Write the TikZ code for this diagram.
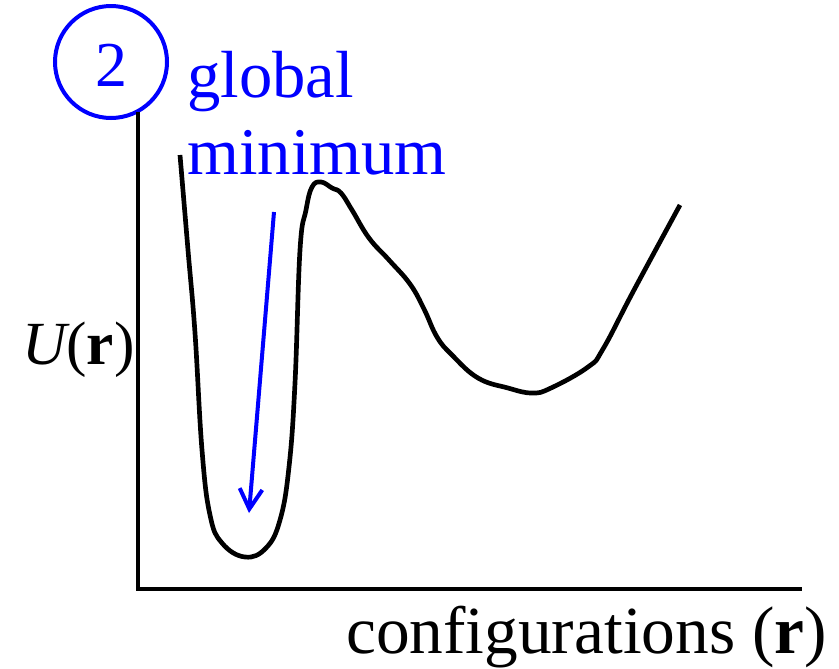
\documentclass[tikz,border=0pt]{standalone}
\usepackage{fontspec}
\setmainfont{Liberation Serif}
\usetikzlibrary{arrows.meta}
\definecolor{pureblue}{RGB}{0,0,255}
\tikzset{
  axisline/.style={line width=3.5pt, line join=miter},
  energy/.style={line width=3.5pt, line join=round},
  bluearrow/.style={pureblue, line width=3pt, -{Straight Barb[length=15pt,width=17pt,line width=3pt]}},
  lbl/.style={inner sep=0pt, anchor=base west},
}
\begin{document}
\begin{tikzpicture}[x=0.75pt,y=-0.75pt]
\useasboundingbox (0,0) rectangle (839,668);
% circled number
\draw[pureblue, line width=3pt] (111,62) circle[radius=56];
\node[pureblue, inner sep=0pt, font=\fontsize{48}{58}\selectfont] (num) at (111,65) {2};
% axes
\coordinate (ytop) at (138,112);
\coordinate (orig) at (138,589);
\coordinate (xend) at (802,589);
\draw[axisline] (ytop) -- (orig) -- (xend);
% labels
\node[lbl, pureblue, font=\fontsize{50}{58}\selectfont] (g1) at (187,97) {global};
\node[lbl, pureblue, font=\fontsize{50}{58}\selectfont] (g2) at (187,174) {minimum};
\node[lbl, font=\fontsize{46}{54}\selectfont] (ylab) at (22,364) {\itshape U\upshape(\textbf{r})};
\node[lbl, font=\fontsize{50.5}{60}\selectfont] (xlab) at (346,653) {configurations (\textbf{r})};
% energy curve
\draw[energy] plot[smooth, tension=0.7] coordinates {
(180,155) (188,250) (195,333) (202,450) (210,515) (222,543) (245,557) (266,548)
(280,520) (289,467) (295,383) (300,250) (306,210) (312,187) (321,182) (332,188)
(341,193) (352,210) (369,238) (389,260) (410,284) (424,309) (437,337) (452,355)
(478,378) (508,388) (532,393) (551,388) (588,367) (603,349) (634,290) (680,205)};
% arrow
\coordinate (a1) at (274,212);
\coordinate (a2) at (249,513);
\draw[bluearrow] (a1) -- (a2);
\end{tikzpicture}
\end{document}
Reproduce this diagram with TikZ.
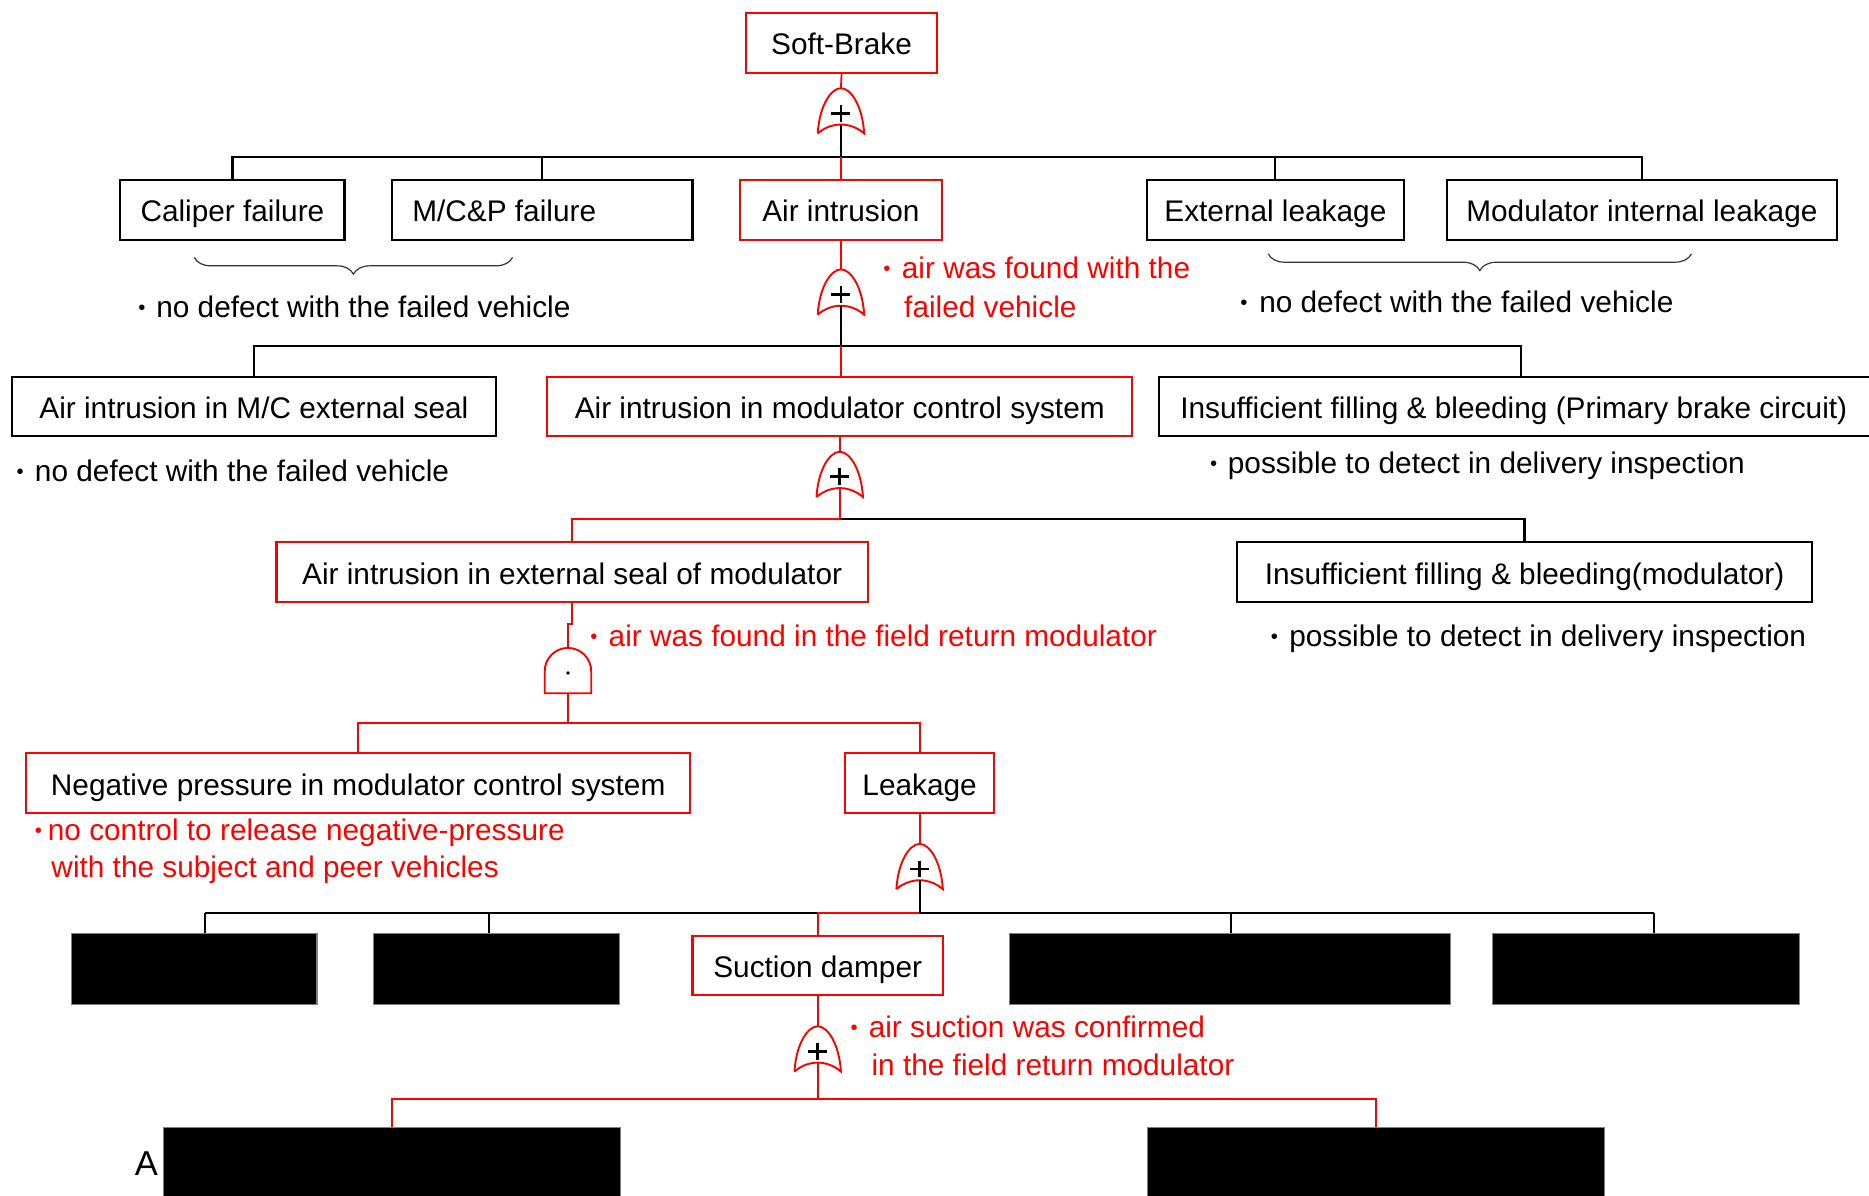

-------------------------

### Task objective
Copy the records above exactly, omitting every picture.

### Exercise solution
Write the TikZ code for this diagram.
\documentclass[tikz,border=0pt]{standalone}
\usepackage{fontspec}
\setmainfont{Liberation Serif}
\usetikzlibrary{arrows.meta}
\definecolor{pureblue}{RGB}{0,0,255}
\tikzset{
  axisline/.style={line width=3.5pt, line join=miter},
  energy/.style={line width=3.5pt, line join=round},
  bluearrow/.style={pureblue, line width=3pt, -{Straight Barb[length=15pt,width=17pt,line width=3pt]}},
  lbl/.style={inner sep=0pt, anchor=base west},
}
\begin{document}
\begin{tikzpicture}[x=0.75pt,y=-0.75pt]
\useasboundingbox (0,0) rectangle (839,668);
% circled number
\draw[pureblue, line width=3pt] (111,62) circle[radius=56];
\node[pureblue, inner sep=0pt, font=\fontsize{48}{58}\selectfont] (num) at (111,65) {2};
% axes
\coordinate (ytop) at (138,112);
\coordinate (orig) at (138,589);
\coordinate (xend) at (802,589);
\draw[axisline] (ytop) -- (orig) -- (xend);
% labels
\node[lbl, pureblue, font=\fontsize{50}{58}\selectfont] (g1) at (187,97) {global};
\node[lbl, pureblue, font=\fontsize{50}{58}\selectfont] (g2) at (187,174) {minimum};
\node[lbl, font=\fontsize{46}{54}\selectfont] (ylab) at (22,364) {\itshape U\upshape(\textbf{r})};
\node[lbl, font=\fontsize{50.5}{60}\selectfont] (xlab) at (346,653) {configurations (\textbf{r})};
% energy curve
\draw[energy] plot[smooth, tension=0.7] coordinates {
(180,155) (188,250) (195,333) (202,450) (210,515) (222,543) (245,557) (266,548)
(280,520) (289,467) (295,383) (300,250) (306,210) (312,187) (321,182) (332,188)
(341,193) (352,210) (369,238) (389,260) (410,284) (424,309) (437,337) (452,355)
(478,378) (508,388) (532,393) (551,388) (588,367) (603,349) (634,290) (680,205)};
% arrow
\coordinate (a1) at (274,212);
\coordinate (a2) at (249,513);
\draw[bluearrow] (a1) -- (a2);
\end{tikzpicture}
\end{document}
Reproduce this diagram with TikZ.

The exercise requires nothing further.